MEDELLIN, Colombia – A new Medellin, offering a mass transit system, tourist destinations and greater security, will welcome Pope Francis on Sept. 9, when he makes a stop in the city during his visit to Colombia, the Medellin Convention & Visitors Bureau said.
The change is “evident when you compare the Medellin of the late 1980s,” when the late Pope John Paul II visited, “to the city that will welcome Francis,” the bureau said in a statement.
Medellin “was about to experience one of its most violent periods: more than 6,300 homicides 1991,” the bureau said, adding that “the panorama has changed drastically today” since the level of violence has fallen “more than 90 percent,” with 2016 ending with 534 homicides.
This transformation has led to a rebound in tourism, with the industry growing about 247 percent in the past nine years.
“Today, Medellin has positioned itself internationally as a destination for big events and hosted happenings like the World Economic Forum (2015) and the World Urban Forum in 2014,” the Medellin Convention & Visitors Bureau said.
On July 5, 1986, John Paul II arrived in Medellin, four days after traveling to Colombia for a seven-day visit that took him to 10 cities.

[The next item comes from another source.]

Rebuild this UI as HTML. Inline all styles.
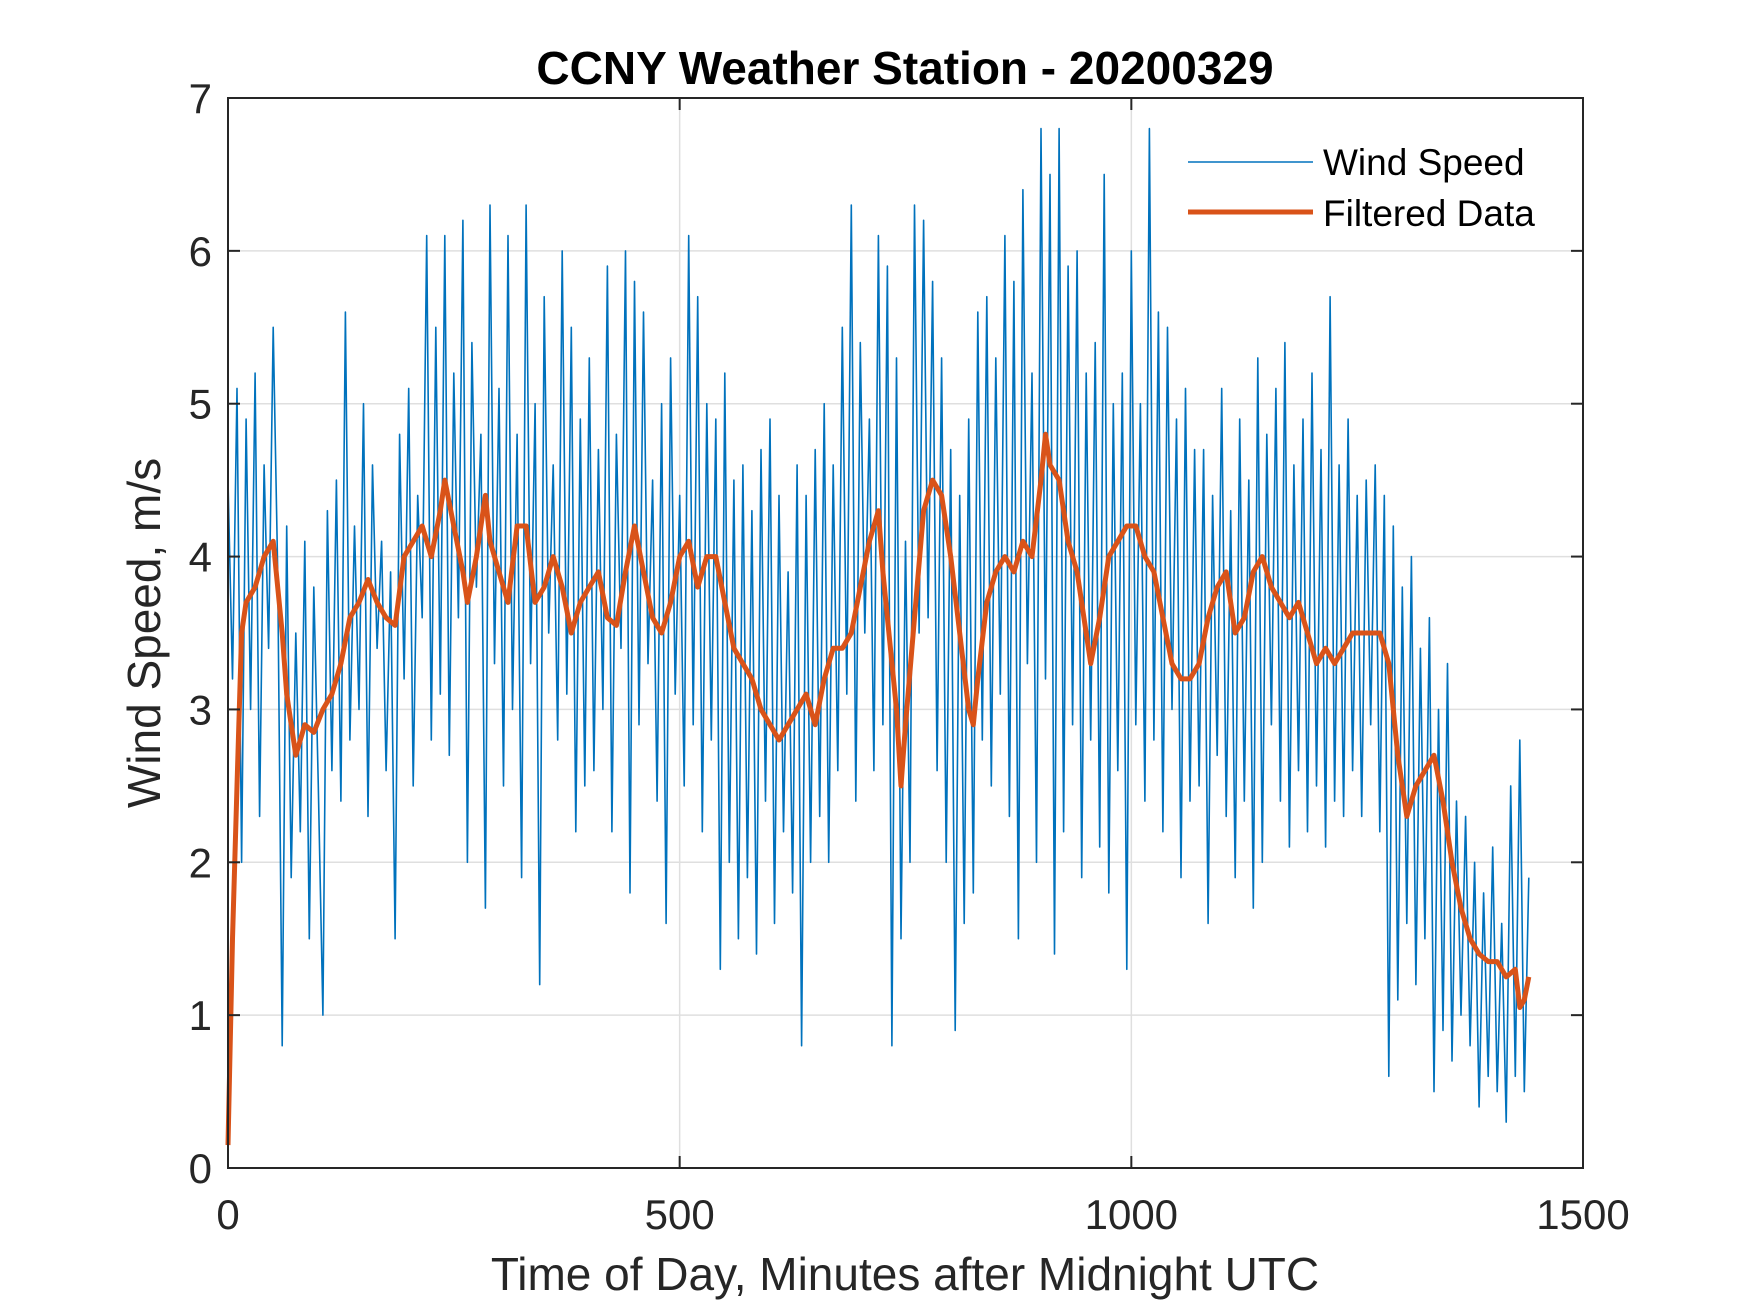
<!DOCTYPE html>
<html><head><meta charset="utf-8"><style>
html,body{margin:0;padding:0;background:#fff;}
svg{display:block;font-family:"Liberation Sans",Arial,sans-serif;}
</style></head><body>
<svg id="chart" width="1750" height="1313" viewBox="0 0 1750 1313">
<rect x="0" y="0" width="1750" height="1313" fill="#fff"/>
<g id="grid"></g>
<g id="series"></g>
<rect x="228" y="98" width="1355" height="1070" fill="none" stroke="#262626" stroke-width="2"/>
<g id="ticks"></g>
<text x="905" y="84" text-anchor="middle" font-size="46" font-weight="bold" fill="#000">CCNY Weather Station - 20200329</text>
<text x="905" y="1290" text-anchor="middle" font-size="46" fill="#262626">Time of Day, Minutes after Midnight UTC</text>
<text x="0" y="0" transform="translate(160,633) rotate(-90)" text-anchor="middle" font-size="46" fill="#262626">Wind Speed, m/s</text>
<g>
<line x1="1188" y1="162" x2="1313" y2="162" stroke="#0072BD" stroke-width="1.6"/>
<text x="1323" y="175" font-size="37" fill="#000">Wind Speed</text>
<line x1="1188" y1="212" x2="1313" y2="212" stroke="#D95319" stroke-width="5"/>
<text x="1323" y="226" font-size="37" fill="#000">Filtered Data</text>
</g>
</svg>
<script>
const xTicks=[0,500,1000,1500];
const yTicks=[0,1,2,3,4,5,6,7];
const rawStep=5;
const rawValues=[
4.5,3.2,5.1,2.0,4.9,3.0,5.2,2.3,4.6,3.4,5.5,3.9,
0.8,4.2,1.9,3.5,2.2,4.1,1.5,3.8,2.5,1.0,4.3,2.6,
4.5,2.4,5.6,2.8,4.2,3.0,5.0,2.3,4.6,3.4,4.1,2.6,
3.9,1.5,4.8,3.2,5.1,2.5,4.4,3.6,6.1,2.8,5.5,3.1,
6.1,2.7,5.2,3.6,6.2,2.0,5.4,3.8,4.8,1.7,6.3,3.3,
5.1,2.5,6.1,3.0,4.8,1.9,6.3,3.3,5.0,1.2,5.7,3.5,
4.6,2.8,6.0,3.1,5.5,2.2,4.9,2.5,5.3,2.6,4.7,3.0,
5.9,2.2,4.8,3.4,6.0,1.8,5.8,2.9,5.6,3.3,4.5,2.4,
5.0,1.6,5.3,3.1,4.4,2.5,6.1,2.9,5.7,2.2,5.0,2.8,
4.9,1.3,5.2,2.0,4.5,1.5,4.6,1.9,4.3,1.4,4.7,2.4,
4.9,1.6,4.4,2.2,3.9,1.8,4.6,0.8,4.4,2.0,4.7,2.3,
5.0,2.0,4.6,2.6,5.5,3.1,6.3,2.4,5.4,3.5,4.9,2.6,
6.1,2.9,5.9,0.8,5.3,1.5,4.1,2.0,6.3,3.5,6.2,3.6,
5.8,2.6,5.3,2.0,4.7,0.9,4.4,1.6,4.9,1.8,5.6,2.8,
5.7,2.5,5.3,3.1,6.1,2.3,5.8,1.5,6.4,3.3,5.2,2.0,
6.8,3.2,6.5,1.4,6.8,2.2,5.9,2.9,6.0,1.9,5.2,2.8,
5.4,2.1,6.5,1.8,5.0,2.6,5.2,1.3,6.0,2.9,5.0,2.4,
6.8,2.8,5.6,2.2,5.5,3.0,4.9,1.9,5.1,2.4,4.7,2.5,
4.7,1.6,4.4,2.7,5.1,2.3,4.3,1.9,4.9,2.4,4.5,1.7,
5.3,2.0,4.8,2.9,5.1,2.4,5.4,2.1,4.6,2.6,4.9,2.2,
5.2,2.5,4.7,2.1,5.7,2.4,4.6,2.3,4.9,2.6,4.4,2.3,
4.5,2.9,4.6,2.2,4.4,0.6,4.2,1.1,3.8,1.6,4.0,1.2,
3.4,1.5,3.6,0.5,3.0,0.9,3.3,0.7,2.4,1.0,2.3,0.8,
2.0,0.4,1.8,0.6,2.1,0.5,1.6,0.3,2.5,0.6,2.8,0.5,
1.9];
const filtMinutes=[0,5,10,15,20,30,40,50,55,60,65,75,85,95,105,115,125,135,145,155,165,175,185,195,205,215,225,235,240,250,260,265,275,285,290,300,310,320,330,340,350,360,370,380,390,400,410,420,430,440,450,460,470,480,490,500,510,520,530,540,550,560,570,580,590,600,610,620,630,640,650,660,670,680,690,700,710,720,725,730,740,745,750,760,770,780,790,800,810,820,825,830,840,850,860,870,880,890,900,905,910,920,930,940,950,955,965,975,985,995,1005,1015,1025,1035,1045,1055,1065,1075,1085,1095,1105,1115,1125,1135,1145,1155,1165,1175,1185,1195,1205,1215,1225,1235,1245,1255,1265,1275,1285,1295,1305,1315,1325,1335,1345,1355,1365,1375,1385,1395,1405,1415,1425,1430,1435,1440];
const filtValues=[0.15,1.5,2.5,3.5,3.7,3.8,4.0,4.1,3.8,3.5,3.1,2.7,2.9,2.85,3.0,3.1,3.3,3.6,3.7,3.85,3.7,3.6,3.55,4.0,4.1,4.2,4.0,4.3,4.5,4.2,3.9,3.7,4.0,4.4,4.1,3.9,3.7,4.2,4.2,3.7,3.8,4.0,3.8,3.5,3.7,3.8,3.9,3.6,3.55,3.9,4.2,3.9,3.6,3.5,3.7,4.0,4.1,3.8,4.0,4.0,3.7,3.4,3.3,3.2,3.0,2.9,2.8,2.9,3.0,3.1,2.9,3.2,3.4,3.4,3.5,3.8,4.1,4.3,3.9,3.6,3.0,2.5,2.9,3.6,4.3,4.5,4.4,4.0,3.5,3.0,2.9,3.2,3.7,3.9,4.0,3.9,4.1,4.0,4.5,4.8,4.6,4.5,4.1,3.9,3.5,3.3,3.6,4.0,4.1,4.2,4.2,4.0,3.9,3.6,3.3,3.2,3.2,3.3,3.6,3.8,3.9,3.5,3.6,3.9,4.0,3.8,3.7,3.6,3.7,3.5,3.3,3.4,3.3,3.4,3.5,3.5,3.5,3.5,3.3,2.7,2.3,2.5,2.6,2.7,2.4,2.0,1.7,1.5,1.4,1.35,1.35,1.25,1.3,1.05,1.1,1.25];

const NS='http://www.w3.org/2000/svg';
const X0=228,X1=1583,Y0=1168,Y1=98;
function xs(v){return X0+(v-0)/(1500-0)*(X1-X0);}
function ys(v){return Y0-(v-0)/(7-0)*(Y0-Y1);}
function mk(tag,attrs,parent){const e=document.createElementNS(NS,tag);for(const k in attrs)e.setAttribute(k,attrs[k]);parent.appendChild(e);return e;}
const grid=document.getElementById('grid'),ticks=document.getElementById('ticks'),series=document.getElementById('series');
xTicks.forEach(t=>{
  const x=xs(t);
  if(t>0&&t<1500){const g=mk('line',{x1:x,y1:Y0,x2:x,y2:Y1,stroke:'#dfdfdf','stroke-width':1.5},grid);
  
  }
  const a=mk('line',{x1:x,y1:Y0,x2:x,y2:Y0-12,stroke:'#262626','stroke-width':2},ticks);
  
  
  const b=mk('line',{x1:x,y1:Y1,x2:x,y2:Y1+12,stroke:'#262626','stroke-width':2},ticks);
  
  
  const l=mk('text',{x:x,y:1229,'text-anchor':'middle','font-size':42,fill:'#262626'},ticks);
  l.textContent=t;
  
  
});
yTicks.forEach(t=>{
  const y=ys(t);
  if(t>0&&t<7){const g=mk('line',{x1:X0,y1:y,x2:X1,y2:y,stroke:'#dfdfdf','stroke-width':1.5},grid);
  
  }
  const a=mk('line',{x1:X0,y1:y,x2:X0+12,y2:y,stroke:'#262626','stroke-width':2},ticks);
  
  
  const b=mk('line',{x1:X1,y1:y,x2:X1-12,y2:y,stroke:'#262626','stroke-width':2},ticks);
  
  
  const l=mk('text',{x:212,y:y+15,'text-anchor':'end','font-size':42,fill:'#262626'},ticks);
  l.textContent=t;
  
  
});
const rp=rawValues.map((v,i)=>xs(i*rawStep).toFixed(1)+','+ys(v).toFixed(1)).join(' ');
const raw=mk('polyline',{points:rp,fill:'none',stroke:'#0072BD','stroke-width':1.6,'stroke-linejoin':'round'},series);


const fp=filtValues.map((v,i)=>xs(filtMinutes[i]).toFixed(1)+','+ys(v).toFixed(1)).join(' ');
const filt=mk('polyline',{points:fp,fill:'none',stroke:'#D95319','stroke-width':5,'stroke-linejoin':'round'},series);


</script>
</body></html>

One of the projects that has boosted development in Medellin, the capital of Antioquia province, is a mass transportation system that includes a metro, cable cars, buses and streetcars, the bureau said.
Olaya Herrera International Airport, where Pope John Paul II celebrated Mass before 1.2 million people in 1986, will welcome Francis and nearly 2 million of the faithful.
Medellin, whose population is now officially estimated at around 2.4 million, also boasts sports facilities, infrastructure projects and urban renewal initiatives, such as the electric staircases in Comuna 13 that changed the district’s face and improved the lives of thousands of residents of the impoverished area.
Pope Francis’s visit will be a “historic event for Medellin, which will be positioned on the global scene, since just four cities have been selected,” the Medellin Convention & Visitors Bureau said.